Are the bearing sizes the same between the TQ and the Mugen NInja MR??

Thanks

If your looking for a new case for your MR Ninja: the GRP cases are a direct fit. Those cases are on sale atm on A Main...20$ i believe.
TQ cases will fit and probably the Tecnopower cases aswell.

brandundecided 09-06-2010 12:25 PM

Engines look great, cant wait to run one at the indoor race this week. I

Tony Newland 09-06-2010 09:42 PM

let us know how it goes :) I hope your pleased with the performance, We're starting to get feedback from racers all over that are getting their engines broken in and on the track. The response has been nothing short of excellent.

Most racers compare the power to a speed or Novarossi but smoother powerband and better fuel economy

wingracer 09-06-2010 09:47 PM


Originally Posted by Tony Newland (Post 7902077)
Here is some good info on tuning, plugs etc.

http://www.racerdist.com/category_s/8.htm

I've been using the Cryul breakin routine lately and my engines have been very consistent and still have a ton of pinch......WOT controlling RPM with HSN blubbering rich.

I recommended the Cyrul break in to a guy on here a while back that was in a hurry to do his break in. Man people bashed me for that :D

Still not my favorite method but does work great in a pinch.

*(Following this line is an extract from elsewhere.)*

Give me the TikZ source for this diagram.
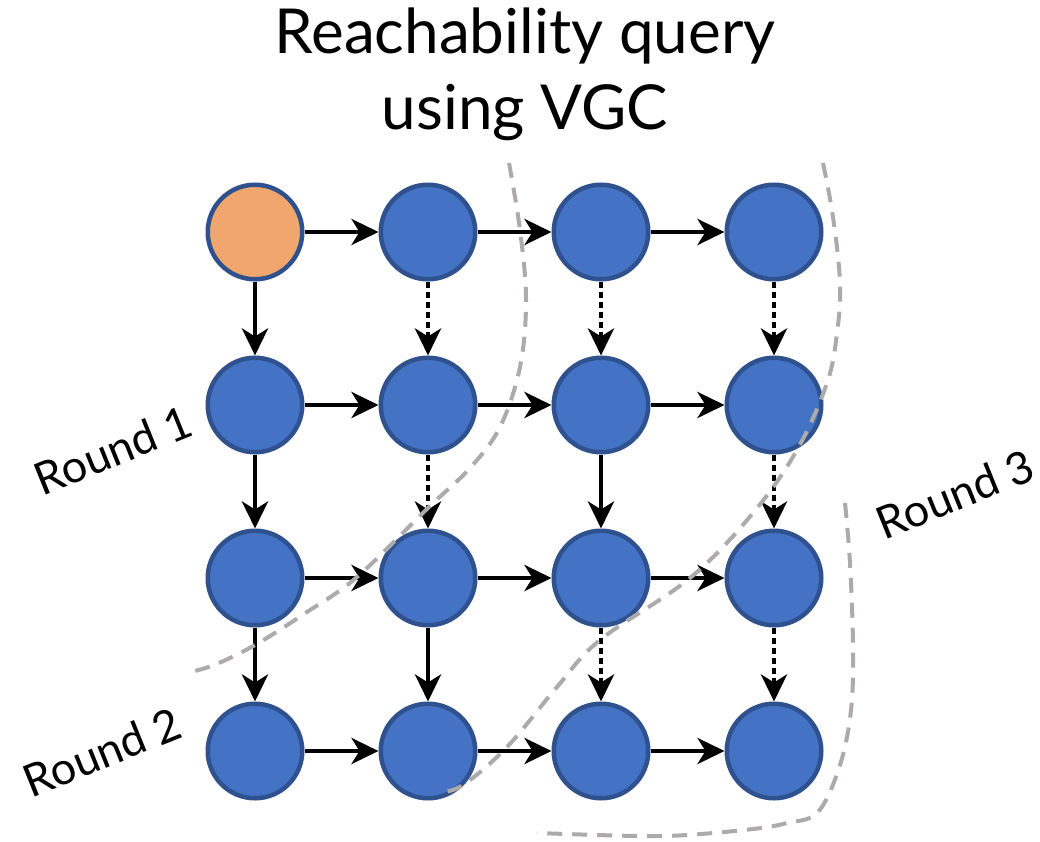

Tony Newland 09-06-2010 10:00 PM

Really?

I think we all arrive at the same place after breakin with any method if theyre done properly. I like sending a ton of fuel through the bearings and rod at first so it has an abundance of oil available. I've done my last 3 engines that way and they all run stellar. I think I could make some easy cash if I were to bet an experienced racer how much fuel has been ran through them by looking at the internals. They all look new still with a perfect polish at the top of the pinch zone on the piston. By all indications, I should be able to wale on these for a long time :)

wingracer 09-07-2010 07:39 AM

I agree completely Tony but you have to admit that if you have never done it before and never heard of it before, it sounds kinda nuts :D

I never would have even considered it if Josh wasn't the one recommending it. Glad to hear more people are trying it with good results.

Roelof 09-07-2010 07:59 AM

Running in an engine is an endless discussion, It seems no one can blame or praise the engine itself if the outcome is bad or good. Todays engines still have tolerances and sometime they do fall right to get the best performance and sometimes those tolerances do fall bad making it a good engine but not as bad we could get 20 years ago.

I am involved with the development of an engine and we have tryed all kind of running in processes and we must say the outcome is not to see in performance but it is shown by scratches on the piston and later on in the the lifespan.
The best way we have is first remove the head and only using the buttonhead. The temperature will be at normal operating temperature but with still with a very rich setting. That will give a large expansion of the sleeve giving less forces on the crankshaft, bearings, piston and rod because the pinch is low. After 2 tanks we switch to a half size head and later on to the full head.
With this there are almost no visable scratches and the piston does show a nice polishing edge every time.